Monday, September 22, 2014

Fed Policy Risks

Back in 2011 we were pretty lonely writing about the future risks of the unprecedented monetary accommodation that became today's monetary policy. We noted this comment from Minneapolis Fed President Kocherlakota,
"In the Stern book, the authors quote Minneapolis Fed President Narayana Kocherlakota as saying that the Federal Reserve's balance sheet in twenty years will likely still have $250 billion of mortgage backed securities on the books.  Unwinding the Fed's $2 trillion balance sheet will not be easy, as we've written about before."
He was right and he was early: it made perfect sense to me, but this view was quietly squelched with assurances that the Great Unwind would have several tools in its armamentarium.  Hold this thought as we summarize the Fed's policy risks from Dr. Ward McCarthy of Jefferies.

Ward says that the Fed's recent parsing language meant to say that it is "in no rush to raise rates."  We have long said that there is no fundamental economic case for raising rates.
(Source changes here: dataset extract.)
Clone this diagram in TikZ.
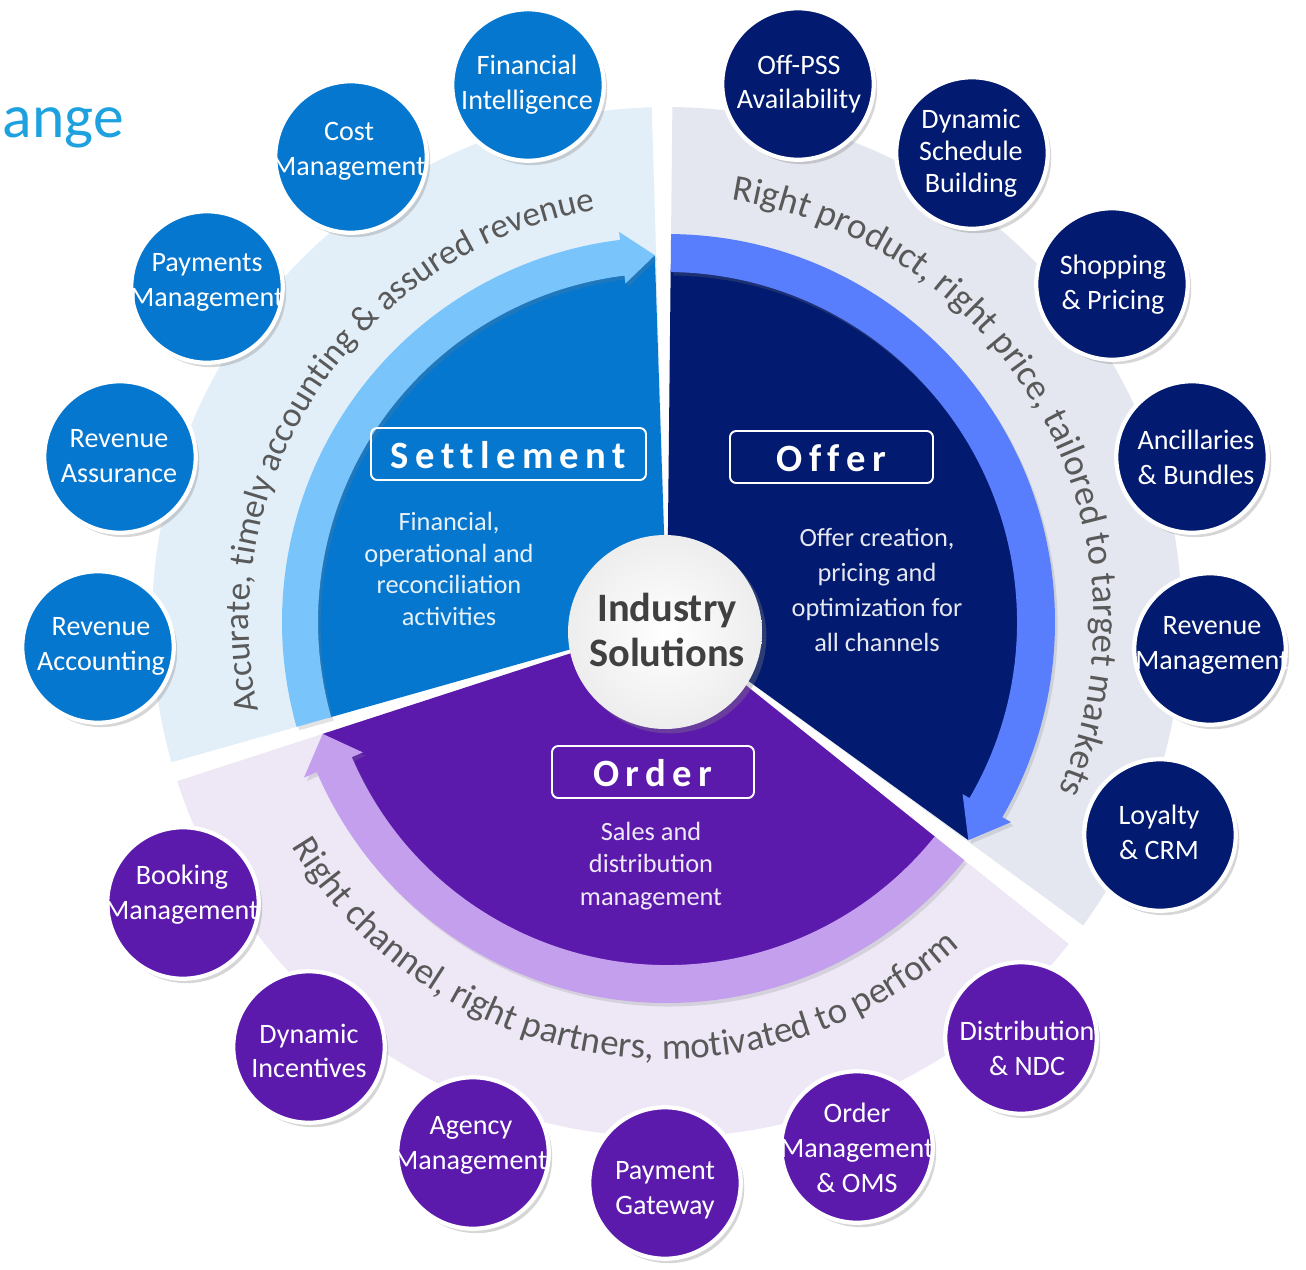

To the point above, McCarthy says "unwinding this extraordinary accommodation carries...risks that policy makers had not previously had to consider."

He says that if the Fed waits too long to raise rates in response to rising inflation, the markets would overreact and a subsequent move would be roiling to bond markets.  This risk, in my opinion, is one of the lower ones.  There are many data points for inflationary changes, both real and in expectations. At present, there is almost no sign of economy-wide pressure from commodities, wages, or capacity constraints, which are the traditional harbingers.

If the Fed were to remove its accommodation too early, and the economy were to again enter a recession, it would very few options.  Negative rates, Dr. McCarthy says, are not politically or institutionally feasible in the U.S.

The Fed has now defined the federal funds rate as the key policy rate.  Dr. McCarthy agrees with us in saying that the reverse repo facility tool is not the best solution resetting the floor for interest rates. He notes that Fannie, Freddie and the Federal Home Loan banks are not eligible to collect interest on their reserves at the Fed.  Given their continuing enormous influence in the housing market, this makes the RRP program of limited reach, not to mention risky to the system, as others have written.

The IPO market's backlog will comfortably start coming to market given the benign outlook from the Fed.